[TASK DESCRIPTION] Read the listing and extract each line that includes the word "this".

Entries with chart source code

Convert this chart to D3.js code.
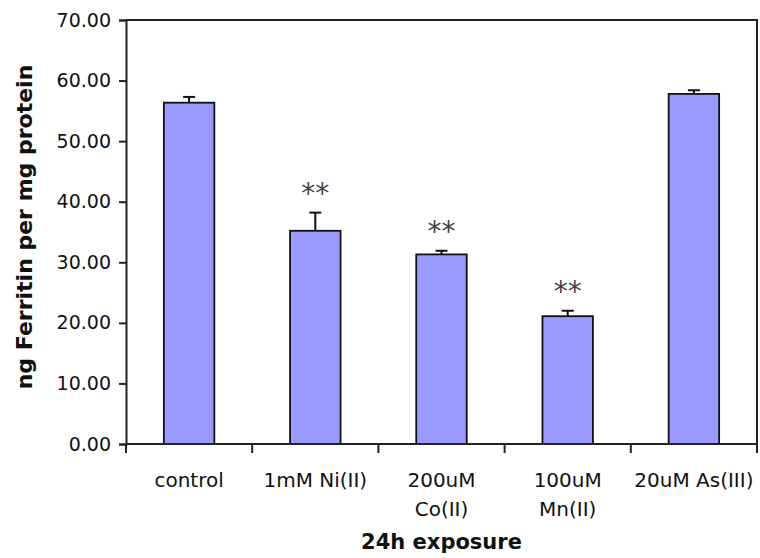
<!DOCTYPE html>
<html>
<head>
<meta charset="utf-8">
<script src="https://cdn.jsdelivr.net/npm/d3@7/dist/d3.min.js"></script>
<style>
  body { margin: 0; background: #fff; }
  text { font-family: "DejaVu Sans", sans-serif; fill: #111; }
</style>
</head>
<body>
<svg></svg>
<script>
// data
var categories = ['control', '1mM Ni(II)', '200uM Co(II)', '100uM Mn(II)', '20uM As(III)']
var labelLines = [['control'], ['1mM Ni(II)'], ['200uM', 'Co(II)'], ['100uM', 'Mn(II)'], ['20uM As(III)']]
var values = [56.35, 35.2, 31.3, 21.1, 57.8]
var errors = [0.95, 3.0, 0.6, 0.9, 0.6]
var stars = ['', '**', '**', '**', '']
var yTicks = [0, 10, 20, 30, 40, 50, 60, 70]

var svgWidth = 760, svgHeight = 558
var plotLeft = 126, plotRight = 757, plotTop = 20, plotBottom = 444

var svg = d3.select('svg')
    .attr('width', svgWidth)
    .attr('height', svgHeight)

var x = d3.scaleBand()
    .domain(categories)
    .range([plotLeft, plotRight])
    .paddingInner(0.6)
    .paddingOuter(0.3)

var y = d3.scaleLinear()
    .domain([0, 70])
    .range([plotBottom, plotTop])

// frame: top and right
svg.append('path')
    .attr('d', 'M' + plotLeft + ',' + plotTop + 'H' + plotRight + 'V' + plotBottom)
    .attr('fill', 'none')
    .attr('stroke', '#222')
    .attr('stroke-width', 2)

// bars
svg.selectAll('rect.bar')
    .data(values)
    .enter()
    .append('rect')
    .attr('class', 'bar')
    .attr('x', function(d, i) { return x(categories[i]) })
    .attr('width', x.bandwidth())
    .attr('y', function(d) { return y(d) })
    .attr('height', function(d) { return y(0) - y(d) })
    .attr('fill', '#9999ff')
    .attr('stroke', '#111')
    .attr('stroke-width', 1.8)

// error bars (upper only)
var err = svg.selectAll('g.err')
    .data(values)
    .enter()
    .append('g')
    .attr('class', 'err')
    .attr('stroke', '#111')
    .attr('stroke-width', 2)
err.append('line')
    .attr('x1', function(d, i) { return x(categories[i]) + x.bandwidth() / 2 })
    .attr('x2', function(d, i) { return x(categories[i]) + x.bandwidth() / 2 })
    .attr('y1', function(d) { return y(d) })
    .attr('y2', function(d, i) { return y(d + errors[i]) })
err.append('line')
    .attr('x1', function(d, i) { return x(categories[i]) + x.bandwidth() / 2 - 6 })
    .attr('x2', function(d, i) { return x(categories[i]) + x.bandwidth() / 2 + 6 })
    .attr('y1', function(d, i) { return y(d + errors[i]) })
    .attr('y2', function(d, i) { return y(d + errors[i]) })

// significance stars
svg.selectAll('text.star')
    .data(values)
    .enter()
    .append('text')
    .attr('class', 'star')
    .attr('x', function(d, i) { return x(categories[i]) + x.bandwidth() / 2 })
    .attr('y', function(d, i) { return y(d + errors[i]) - 10 })
    .attr('text-anchor', 'middle')
    .style('font-size', '28px')
    .style('fill', '#444')
    .text(function(d, i) { return stars[i] })

// y axis
var yAxis = svg.append('g')
    .attr('transform', 'translate(' + plotLeft + ',0)')
    .call(d3.axisLeft(y).tickValues(yTicks).tickFormat(d3.format('.2f')).tickSize(7).tickPadding(8))
yAxis.select('.domain').attr('stroke', '#222').attr('stroke-width', 2)
yAxis.selectAll('.tick line').attr('stroke', '#222').attr('stroke-width', 2)
yAxis.selectAll('.tick text')
    .style('font-size', '19px')
    .style('font-family', '"DejaVu Sans", sans-serif')
    .attr('fill', '#111')

// x axis line and ticks at band edges
svg.append('line')
    .attr('x1', plotLeft).attr('x2', plotRight)
    .attr('y1', plotBottom).attr('y2', plotBottom)
    .attr('stroke', '#222').attr('stroke-width', 2)
var edges = categories.map(function(c) { return x(c) - x.step() * x.paddingOuter() }).concat([plotRight])
svg.selectAll('line.xtick')
    .data(edges)
    .enter()
    .append('line')
    .attr('class', 'xtick')
    .attr('x1', function(d) { return d }).attr('x2', function(d) { return d })
    .attr('y1', plotBottom).attr('y2', plotBottom + 9)
    .attr('stroke', '#222').attr('stroke-width', 2)

// category labels
var lab = svg.selectAll('text.xlab')
    .data(labelLines)
    .enter()
    .append('text')
    .attr('class', 'xlab')
    .attr('text-anchor', 'middle')
    .style('font-size', '20px')
lab.selectAll('tspan')
    .data(function(d, i) { return d.map(function(s) { return { s: s, i: i } }) })
    .enter()
    .append('tspan')
    .attr('x', function(d) { return x(categories[d.i]) + x.bandwidth() / 2 })
    .attr('y', function(d, j) { return 487 + j * 29 })
    .text(function(d) { return d.s })

// axis titles
svg.append('text')
    .attr('x', (plotLeft + plotRight) / 2)
    .attr('y', 549)
    .attr('text-anchor', 'middle')
    .style('font-size', '21px')
    .style('font-weight', 'bold')
    .text('24h exposure')

svg.append('text')
    .attr('transform', 'translate(32,227) rotate(-90)')
    .attr('text-anchor', 'middle')
    .style('font-size', '22px')
    .style('font-weight', 'bold')
    .text('ng Ferritin per mg protein')
</script>
</body>
</html>
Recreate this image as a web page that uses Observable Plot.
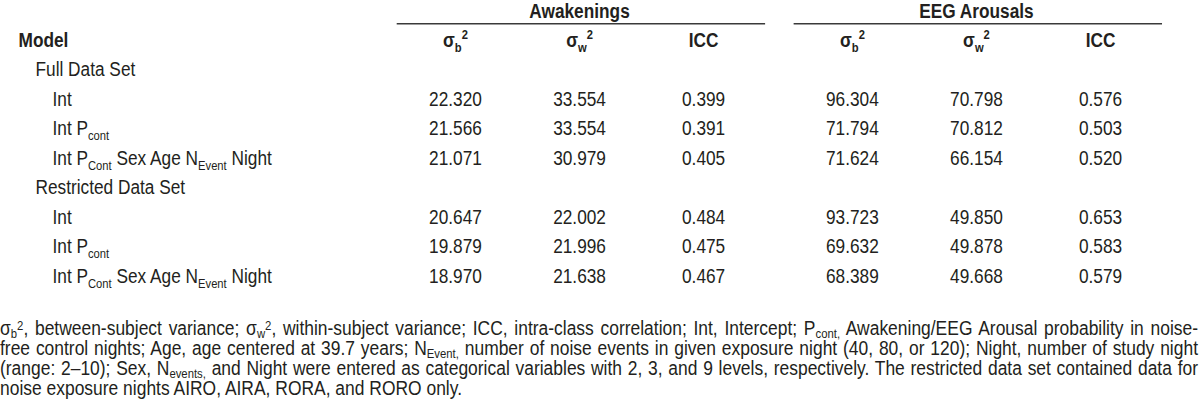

[TASK OUTPUT]
Convert this chart to D3.js code.
Recreate this image as a web page that uses Observable Plot.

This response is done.